31 ottobre 2006, esterno, giorno.
Due amiche, compagne di banco da cinque anni, scendono dal treno alla Stazione Centrale di Bologna.
Sono partite dai loro rispettivi paesini per fare una cosa nuova, per sancire il passaggio dalla fanciullezza all’età adulta. Ci vuole un rituale. Un rito di passaggio, appunto.
Raggiungono il negozio mantenendosi sulle vie maggiormente percorse: non sono grandemente esperte della città, e in quell’epoca Google Maps non era ancora giunto ad aiutare l’orientamento.
Entrano, salutano. Una delle due spiega ciò che desidera.
Viene fatta accomodare dietro un separè bianco e antisettico. La persona che la ha accolta, Thomas, tira fuori dai cassetti una serie di oggetti monouso, si infila i guanti, prepara tutto. Deve però cambiare pinze, son troppo grandi per lo spessore limitato con cui si devono interfacciare.
È un momento, una semplice puntura. La canula entra, la canula esce, sostituita da un gioiello in acciaio chirurgico.
Lei, ha finalmente il suo piercing alla lingua.
Il metallo passa attraverso la carne, proprio come la sua intera persona deve fare con la vita che sta cambiando.
Presto, non sarà più una studentessa delle scuole superiori.
Presto, dovrà sostenere la prima vera prova della sua vita, che la terrorizza.
Presto, il comodo mondo che ha abitato negli ultimi cinque anni lascerà il posto a qualcosa di nuovo e ignoto.
Ma, presto, avrà anche un’automobile per spostarsi su e già per l’Appennino, non solo i suoi piedi.
Presto, avrà tutta l’autonomia e l’indipendenza che mai le è stata concessa. Saprà gestirla?
Desiderava sancire così, questo immenso cambiamento che la aspetta. E ricordare, anche, sempre così, chi non c’è più.
Gli anni scorrono, uno dopo l’altro.
Lei cresce, vive, cambia.
Porta il suo bastoncino di metallo con sé.
È un punto fisso: può succedere qualsiasi cosa, ma il metallo è sempre lì.
Sta diventando adulta, non le piace granché in certi momenti, in altri invece le piace molto.
Sta diventando adulta, tanto cambia, qualcuno arriva, molti se ne vanno, l’acciaio chirurgico, resta.
Si rende conto che spesso ci gioca, senza accorgersene.
A volte qualcunə le chiede spiegazioni, sorpresə da questa presenza. Lei sembra quasi non ricordarsene.

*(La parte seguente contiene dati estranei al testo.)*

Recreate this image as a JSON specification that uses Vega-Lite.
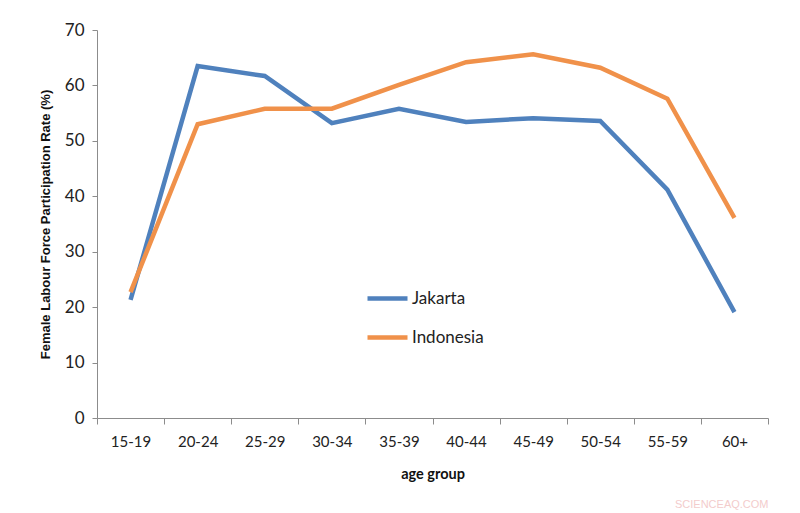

Altre volte, è consapevole del suo essere lì, rassicurante, e lo fa suonare contro i denti, ne saggia il peso quando parla.
Senza, è come se fosse nuda.
23 marzo 2025, interno, giorno.
Potrebbero esser stare le fragole.
O forse il kiwi.
O forse una carenza vitaminica.
O forse una carenza di ferro.
O una reazione avversa al nuovo farmaco dell’emicrania che, accidentalmente, funzionava anche molto bene nel limitare il numero di attacchi.
Il risultato però non cambia: la lingua si è gonfiata, le papille sono irritate, rosse, dolenti. Per giorni – giorni! – non riesce quasi a mangiare e parlare è un dolore continuo.
È costretta a togliere il piercing.
Svita a fatica la pallina superiore, toglie la barretta di metallo dalla sua naturale ubicazione.
Diciotto anni e mezzo. La metà esatta della sua vita, più qualcosa.
Passa una settimana. Poi un mese.
La lingua piano piano si sfiamma, la causa resta ignota.
Il buco inizia il processo di cicatrizzazione, nel mentre.
Come se i diciotto anni appena passati, fossero stati un soffio.
Come se i diciotto anni appena passati non fossero stati mezza vita.
Forse, lo perderà. Per sempre.
Forse sarà nuda, per sempre.
Forse il rito di passaggio deve considerarsi compiuto.